The choice between a resistant and non-resistant statistic depends heavily on the nature of the data and the research question.

• Consider the possibility of outliers: If outliers are likely to be present, resistant statistics are preferred.
• Understand the impact of outliers: Evaluate how much influence outliers might have on your analysis.
• Examine the data distribution: If the data is heavily skewed, resistant statistics offer a more accurate representation.
• Consider the research question: The research question should guide the choice of statistic. If you are interested in the typical value, the median is appropriate. If you need to quantify the spread, the IQR is suitable.

Visualizing Data with Outliers

Visualizations play a critical role in identifying outliers and understanding the data's distribution. Box plots, scatter plots, and histograms are particularly helpful.

• Box plots: Visually represent the median, quartiles, and outliers, making it easy to identify the presence and impact of extreme values.

• Scatter plots: Reveal relationships between variables and highlight potential outliers that deviate significantly from the overall trend.

• Histograms: Show the data distribution, making it possible to spot outliers that are far removed from the main cluster of data points.

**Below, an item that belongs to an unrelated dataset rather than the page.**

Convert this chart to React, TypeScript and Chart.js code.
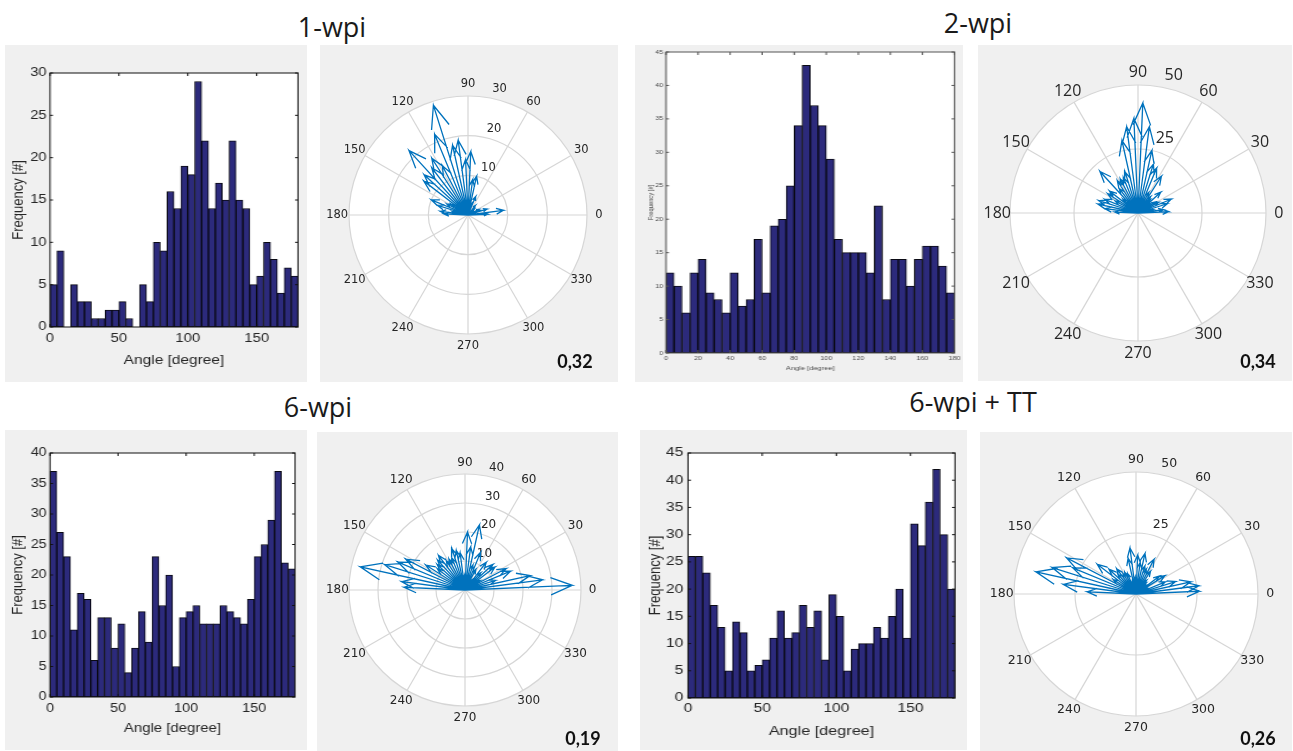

Advanced Concepts: Breakdown Point and Influence Function

For a deeper understanding of resistance, we can explore more advanced concepts:

• Breakdown Point: The breakdown point of a statistic represents the percentage of outliers that can corrupt the statistic's value. A high breakdown point indicates greater resistance to outliers. The median has a breakdown point of 50%, meaning up to 50% of the data can be corrupted before the median is significantly affected. The mean has a breakdown point of 0%, meaning a single outlier can arbitrarily change it.

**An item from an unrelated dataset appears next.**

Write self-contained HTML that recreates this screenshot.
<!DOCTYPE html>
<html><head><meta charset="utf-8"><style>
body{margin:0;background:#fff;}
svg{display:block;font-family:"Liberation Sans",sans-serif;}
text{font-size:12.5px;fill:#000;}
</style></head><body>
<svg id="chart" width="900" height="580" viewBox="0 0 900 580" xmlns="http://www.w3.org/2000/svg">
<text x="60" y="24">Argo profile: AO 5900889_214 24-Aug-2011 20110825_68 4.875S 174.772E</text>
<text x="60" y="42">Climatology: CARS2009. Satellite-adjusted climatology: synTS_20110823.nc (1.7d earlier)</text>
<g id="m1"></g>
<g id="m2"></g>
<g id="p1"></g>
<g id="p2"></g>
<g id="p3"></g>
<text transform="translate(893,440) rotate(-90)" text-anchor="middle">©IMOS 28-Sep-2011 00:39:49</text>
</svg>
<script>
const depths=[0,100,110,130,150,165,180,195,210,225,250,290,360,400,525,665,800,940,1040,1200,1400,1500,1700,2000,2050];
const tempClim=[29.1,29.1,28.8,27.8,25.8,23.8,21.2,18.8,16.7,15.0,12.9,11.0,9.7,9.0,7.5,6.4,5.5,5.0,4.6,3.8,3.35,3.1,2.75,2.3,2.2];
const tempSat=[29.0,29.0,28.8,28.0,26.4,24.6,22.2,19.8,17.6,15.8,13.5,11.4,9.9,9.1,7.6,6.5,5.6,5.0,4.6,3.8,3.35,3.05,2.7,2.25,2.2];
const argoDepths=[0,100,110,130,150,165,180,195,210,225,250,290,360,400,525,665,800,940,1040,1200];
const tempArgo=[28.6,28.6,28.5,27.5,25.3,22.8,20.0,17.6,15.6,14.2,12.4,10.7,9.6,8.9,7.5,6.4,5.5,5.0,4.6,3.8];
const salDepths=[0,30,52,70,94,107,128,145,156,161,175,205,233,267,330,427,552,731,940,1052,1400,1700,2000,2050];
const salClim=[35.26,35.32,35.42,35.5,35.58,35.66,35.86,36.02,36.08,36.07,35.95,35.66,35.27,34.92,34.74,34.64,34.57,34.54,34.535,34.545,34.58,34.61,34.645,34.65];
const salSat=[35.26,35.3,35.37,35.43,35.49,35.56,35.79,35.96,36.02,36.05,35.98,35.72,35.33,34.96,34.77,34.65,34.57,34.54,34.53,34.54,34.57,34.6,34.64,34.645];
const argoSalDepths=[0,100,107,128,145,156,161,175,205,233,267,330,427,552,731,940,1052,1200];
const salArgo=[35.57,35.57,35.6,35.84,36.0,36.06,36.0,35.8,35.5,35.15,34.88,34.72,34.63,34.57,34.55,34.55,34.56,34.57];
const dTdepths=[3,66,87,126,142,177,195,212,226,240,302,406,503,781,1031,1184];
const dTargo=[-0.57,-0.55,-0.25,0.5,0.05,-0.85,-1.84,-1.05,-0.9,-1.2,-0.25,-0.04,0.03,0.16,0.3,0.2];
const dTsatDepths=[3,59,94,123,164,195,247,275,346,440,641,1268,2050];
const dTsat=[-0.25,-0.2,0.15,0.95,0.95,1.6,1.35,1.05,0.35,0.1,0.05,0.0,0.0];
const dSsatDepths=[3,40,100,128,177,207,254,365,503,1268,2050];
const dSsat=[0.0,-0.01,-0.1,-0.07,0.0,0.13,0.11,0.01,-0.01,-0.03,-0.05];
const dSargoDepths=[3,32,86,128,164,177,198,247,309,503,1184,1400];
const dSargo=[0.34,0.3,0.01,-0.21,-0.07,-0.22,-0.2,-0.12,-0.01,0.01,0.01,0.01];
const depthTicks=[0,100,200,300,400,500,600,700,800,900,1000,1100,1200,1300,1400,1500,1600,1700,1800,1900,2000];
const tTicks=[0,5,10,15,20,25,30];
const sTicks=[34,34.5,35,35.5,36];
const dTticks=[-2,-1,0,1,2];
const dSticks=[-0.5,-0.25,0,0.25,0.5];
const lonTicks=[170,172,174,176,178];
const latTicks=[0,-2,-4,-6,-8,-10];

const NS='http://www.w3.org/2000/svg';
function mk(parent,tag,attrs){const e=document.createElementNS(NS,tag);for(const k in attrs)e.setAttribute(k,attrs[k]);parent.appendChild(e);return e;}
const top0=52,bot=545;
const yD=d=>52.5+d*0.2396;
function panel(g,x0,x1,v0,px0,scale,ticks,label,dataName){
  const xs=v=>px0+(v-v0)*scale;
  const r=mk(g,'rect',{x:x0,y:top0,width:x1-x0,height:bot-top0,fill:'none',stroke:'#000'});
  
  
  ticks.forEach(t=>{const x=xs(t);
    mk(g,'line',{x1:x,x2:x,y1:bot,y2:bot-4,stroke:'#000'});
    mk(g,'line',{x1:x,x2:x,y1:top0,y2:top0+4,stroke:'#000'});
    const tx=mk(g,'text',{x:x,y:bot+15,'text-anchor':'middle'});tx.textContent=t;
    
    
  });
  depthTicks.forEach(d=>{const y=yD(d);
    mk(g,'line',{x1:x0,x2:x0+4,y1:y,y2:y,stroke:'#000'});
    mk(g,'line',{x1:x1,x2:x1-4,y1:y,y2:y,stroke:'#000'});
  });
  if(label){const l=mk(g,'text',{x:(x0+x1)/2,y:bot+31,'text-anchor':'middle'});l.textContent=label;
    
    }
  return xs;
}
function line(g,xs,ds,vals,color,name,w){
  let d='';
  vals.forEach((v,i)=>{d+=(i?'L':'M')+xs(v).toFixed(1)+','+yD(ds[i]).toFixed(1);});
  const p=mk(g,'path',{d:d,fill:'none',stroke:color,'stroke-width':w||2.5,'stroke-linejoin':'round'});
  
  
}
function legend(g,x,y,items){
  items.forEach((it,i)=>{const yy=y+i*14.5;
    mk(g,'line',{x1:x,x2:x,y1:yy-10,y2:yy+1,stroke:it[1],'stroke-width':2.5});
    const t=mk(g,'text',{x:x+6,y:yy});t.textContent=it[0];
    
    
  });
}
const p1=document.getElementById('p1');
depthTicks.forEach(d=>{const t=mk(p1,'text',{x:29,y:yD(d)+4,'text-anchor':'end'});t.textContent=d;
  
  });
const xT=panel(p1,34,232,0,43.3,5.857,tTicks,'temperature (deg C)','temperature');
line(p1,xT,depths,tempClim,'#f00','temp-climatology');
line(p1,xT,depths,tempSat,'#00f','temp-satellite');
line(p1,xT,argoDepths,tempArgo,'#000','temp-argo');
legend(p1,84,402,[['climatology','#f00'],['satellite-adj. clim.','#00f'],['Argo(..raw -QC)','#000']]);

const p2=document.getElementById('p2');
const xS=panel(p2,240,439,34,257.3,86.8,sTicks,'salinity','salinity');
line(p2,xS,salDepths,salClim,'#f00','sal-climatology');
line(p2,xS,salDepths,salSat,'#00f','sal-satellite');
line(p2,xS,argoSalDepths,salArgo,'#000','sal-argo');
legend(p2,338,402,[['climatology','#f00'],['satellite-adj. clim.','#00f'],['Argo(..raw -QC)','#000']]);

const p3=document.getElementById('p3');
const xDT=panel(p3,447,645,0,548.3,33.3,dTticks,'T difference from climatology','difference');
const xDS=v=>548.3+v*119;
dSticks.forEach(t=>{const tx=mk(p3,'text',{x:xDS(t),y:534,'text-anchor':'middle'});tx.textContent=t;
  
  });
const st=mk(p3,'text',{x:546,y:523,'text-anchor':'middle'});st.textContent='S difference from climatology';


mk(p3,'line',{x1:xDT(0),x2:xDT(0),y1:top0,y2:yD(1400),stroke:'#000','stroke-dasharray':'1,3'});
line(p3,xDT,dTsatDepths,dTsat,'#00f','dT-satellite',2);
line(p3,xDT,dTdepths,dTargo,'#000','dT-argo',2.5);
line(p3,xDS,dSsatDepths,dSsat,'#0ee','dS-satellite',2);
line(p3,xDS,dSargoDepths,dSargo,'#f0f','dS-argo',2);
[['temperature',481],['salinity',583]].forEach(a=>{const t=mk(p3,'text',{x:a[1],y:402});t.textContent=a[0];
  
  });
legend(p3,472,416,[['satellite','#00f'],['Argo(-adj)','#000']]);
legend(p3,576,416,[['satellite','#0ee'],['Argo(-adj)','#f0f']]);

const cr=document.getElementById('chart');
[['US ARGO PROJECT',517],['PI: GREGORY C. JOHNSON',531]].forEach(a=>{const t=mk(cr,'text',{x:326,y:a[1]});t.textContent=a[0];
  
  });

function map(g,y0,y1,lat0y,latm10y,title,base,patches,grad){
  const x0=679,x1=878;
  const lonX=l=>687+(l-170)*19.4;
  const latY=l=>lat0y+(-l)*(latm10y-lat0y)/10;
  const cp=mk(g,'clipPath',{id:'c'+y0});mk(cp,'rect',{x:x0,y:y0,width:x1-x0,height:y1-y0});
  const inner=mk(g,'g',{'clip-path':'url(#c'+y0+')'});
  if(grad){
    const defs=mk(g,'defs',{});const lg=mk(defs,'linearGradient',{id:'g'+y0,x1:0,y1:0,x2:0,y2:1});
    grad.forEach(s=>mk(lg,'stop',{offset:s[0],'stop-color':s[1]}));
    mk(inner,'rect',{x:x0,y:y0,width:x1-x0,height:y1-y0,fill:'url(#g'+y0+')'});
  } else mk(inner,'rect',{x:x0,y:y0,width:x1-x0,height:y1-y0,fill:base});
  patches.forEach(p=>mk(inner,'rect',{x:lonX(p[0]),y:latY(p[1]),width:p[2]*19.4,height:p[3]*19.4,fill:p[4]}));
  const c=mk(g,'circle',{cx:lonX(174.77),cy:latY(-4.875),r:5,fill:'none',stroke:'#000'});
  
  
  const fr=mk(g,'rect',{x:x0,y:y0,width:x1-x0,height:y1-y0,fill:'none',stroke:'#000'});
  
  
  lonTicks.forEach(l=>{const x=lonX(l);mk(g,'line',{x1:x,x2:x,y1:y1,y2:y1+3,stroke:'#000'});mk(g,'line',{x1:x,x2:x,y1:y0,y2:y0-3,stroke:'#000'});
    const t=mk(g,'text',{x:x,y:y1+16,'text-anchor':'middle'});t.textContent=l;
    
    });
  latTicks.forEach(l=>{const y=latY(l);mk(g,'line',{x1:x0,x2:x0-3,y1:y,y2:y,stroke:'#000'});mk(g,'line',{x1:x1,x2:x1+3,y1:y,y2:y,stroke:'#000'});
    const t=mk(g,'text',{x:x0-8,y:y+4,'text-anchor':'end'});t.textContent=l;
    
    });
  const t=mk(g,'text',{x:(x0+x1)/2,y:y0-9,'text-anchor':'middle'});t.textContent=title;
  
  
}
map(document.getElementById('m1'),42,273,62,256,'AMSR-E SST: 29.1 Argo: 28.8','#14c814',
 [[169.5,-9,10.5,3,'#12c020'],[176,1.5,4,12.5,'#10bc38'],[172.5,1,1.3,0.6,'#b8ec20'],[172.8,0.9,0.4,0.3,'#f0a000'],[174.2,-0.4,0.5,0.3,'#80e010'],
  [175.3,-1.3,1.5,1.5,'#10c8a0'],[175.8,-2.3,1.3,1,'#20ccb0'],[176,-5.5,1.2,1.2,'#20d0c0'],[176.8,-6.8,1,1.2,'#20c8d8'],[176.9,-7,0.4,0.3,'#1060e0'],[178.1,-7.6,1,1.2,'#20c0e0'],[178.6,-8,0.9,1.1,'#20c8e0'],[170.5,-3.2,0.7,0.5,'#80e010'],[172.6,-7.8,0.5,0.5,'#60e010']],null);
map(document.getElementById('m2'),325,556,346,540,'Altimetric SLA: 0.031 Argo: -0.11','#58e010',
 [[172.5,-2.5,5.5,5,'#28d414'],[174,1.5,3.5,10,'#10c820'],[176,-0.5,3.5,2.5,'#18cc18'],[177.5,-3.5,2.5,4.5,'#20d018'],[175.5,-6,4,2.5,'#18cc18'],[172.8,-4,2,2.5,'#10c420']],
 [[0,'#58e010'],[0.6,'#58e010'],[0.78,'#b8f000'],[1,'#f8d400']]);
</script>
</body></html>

• Influence Function: The influence function measures the impact of a single outlier on the statistic. Resistant statistics have bounded influence functions, meaning the impact of any single outlier is limited. Non-resistant statistics have unbounded influence functions, indicating that a single outlier can have an arbitrarily large impact.

Conclusion

Understanding the concept of resistance in statistics is fundamental for conducting reliable and meaningful data analysis. Resistant statistics offer crucial advantages when dealing with datasets containing outliers or extreme values, providing more robust and accurate results. By carefully considering the nature of your data and research questions, you can select the appropriate statistic, ensuring your conclusions are reliable and well-informed. Choosing between resistant and non-resistant statistics is not just a technical detail; it's a critical step in ensuring the integrity and validity of your findings. Remember to visualize your data to identify potential outliers and support your statistical choices. A deeper understanding of concepts like breakdown point and influence function can further enhance your ability to perform robust statistical analysis.